--- BEGIN ---

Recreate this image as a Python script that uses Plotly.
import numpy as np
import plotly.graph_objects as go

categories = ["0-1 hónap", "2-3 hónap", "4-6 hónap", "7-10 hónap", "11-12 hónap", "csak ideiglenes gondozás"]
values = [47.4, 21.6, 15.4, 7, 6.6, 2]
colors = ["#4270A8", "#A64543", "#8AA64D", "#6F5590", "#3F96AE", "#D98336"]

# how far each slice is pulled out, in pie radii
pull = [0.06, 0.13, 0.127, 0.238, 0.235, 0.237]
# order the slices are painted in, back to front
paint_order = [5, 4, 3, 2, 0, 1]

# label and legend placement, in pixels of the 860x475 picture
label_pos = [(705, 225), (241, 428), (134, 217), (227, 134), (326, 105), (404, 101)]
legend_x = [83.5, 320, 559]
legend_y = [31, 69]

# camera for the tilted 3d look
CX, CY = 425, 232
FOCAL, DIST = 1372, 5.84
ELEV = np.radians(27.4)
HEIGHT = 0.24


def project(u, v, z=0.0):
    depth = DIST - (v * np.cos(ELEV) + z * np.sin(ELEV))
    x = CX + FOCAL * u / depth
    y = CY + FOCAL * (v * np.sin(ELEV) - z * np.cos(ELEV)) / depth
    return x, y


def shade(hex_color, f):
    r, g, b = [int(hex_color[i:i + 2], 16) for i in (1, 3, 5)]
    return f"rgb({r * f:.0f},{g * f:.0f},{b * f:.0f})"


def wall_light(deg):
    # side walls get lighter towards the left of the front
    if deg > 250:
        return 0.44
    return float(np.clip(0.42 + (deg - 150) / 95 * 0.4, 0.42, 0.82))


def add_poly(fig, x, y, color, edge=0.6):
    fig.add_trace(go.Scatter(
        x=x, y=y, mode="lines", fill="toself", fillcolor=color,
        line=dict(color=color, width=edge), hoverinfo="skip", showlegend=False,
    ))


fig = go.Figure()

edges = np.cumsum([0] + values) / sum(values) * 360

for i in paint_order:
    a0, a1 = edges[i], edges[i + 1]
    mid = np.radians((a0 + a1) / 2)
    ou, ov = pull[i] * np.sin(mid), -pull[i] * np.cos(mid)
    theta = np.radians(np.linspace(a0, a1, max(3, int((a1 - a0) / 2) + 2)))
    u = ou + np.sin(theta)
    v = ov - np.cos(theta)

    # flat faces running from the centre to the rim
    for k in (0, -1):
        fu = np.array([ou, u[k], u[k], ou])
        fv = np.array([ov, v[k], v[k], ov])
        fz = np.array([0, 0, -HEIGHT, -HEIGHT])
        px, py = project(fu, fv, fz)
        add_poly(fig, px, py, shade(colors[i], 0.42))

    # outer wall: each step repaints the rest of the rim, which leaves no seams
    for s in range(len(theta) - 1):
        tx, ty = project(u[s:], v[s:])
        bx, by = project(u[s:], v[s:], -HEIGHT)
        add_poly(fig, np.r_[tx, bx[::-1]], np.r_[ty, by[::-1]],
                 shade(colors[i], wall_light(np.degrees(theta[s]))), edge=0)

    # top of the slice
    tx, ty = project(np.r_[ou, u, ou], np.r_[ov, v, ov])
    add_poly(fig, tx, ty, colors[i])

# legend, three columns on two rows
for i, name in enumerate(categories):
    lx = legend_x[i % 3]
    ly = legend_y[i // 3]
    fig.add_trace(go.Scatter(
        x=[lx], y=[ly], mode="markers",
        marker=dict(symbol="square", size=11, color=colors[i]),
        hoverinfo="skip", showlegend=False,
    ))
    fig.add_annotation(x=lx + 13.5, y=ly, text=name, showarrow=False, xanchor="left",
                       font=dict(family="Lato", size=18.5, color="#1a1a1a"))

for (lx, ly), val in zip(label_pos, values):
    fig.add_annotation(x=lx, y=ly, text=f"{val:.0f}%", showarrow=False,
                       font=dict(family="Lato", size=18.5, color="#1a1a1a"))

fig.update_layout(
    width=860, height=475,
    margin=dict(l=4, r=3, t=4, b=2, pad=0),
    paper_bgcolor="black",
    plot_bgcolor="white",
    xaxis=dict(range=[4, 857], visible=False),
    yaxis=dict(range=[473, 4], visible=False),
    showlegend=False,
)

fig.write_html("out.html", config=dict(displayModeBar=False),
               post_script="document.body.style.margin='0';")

--- END ---

§ Given exercise:
Quote the data above verbatim from its first line to the line that includes "paint_order = [5, 4, 3, 2, 0, 1]", with both boundary lines retained.

§ Task result:
Recreate this image as a Python script that uses Plotly.
import numpy as np
import plotly.graph_objects as go

categories = ["0-1 hónap", "2-3 hónap", "4-6 hónap", "7-10 hónap", "11-12 hónap", "csak ideiglenes gondozás"]
values = [47.4, 21.6, 15.4, 7, 6.6, 2]
colors = ["#4270A8", "#A64543", "#8AA64D", "#6F5590", "#3F96AE", "#D98336"]

# how far each slice is pulled out, in pie radii
pull = [0.06, 0.13, 0.127, 0.238, 0.235, 0.237]
# order the slices are painted in, back to front
paint_order = [5, 4, 3, 2, 0, 1]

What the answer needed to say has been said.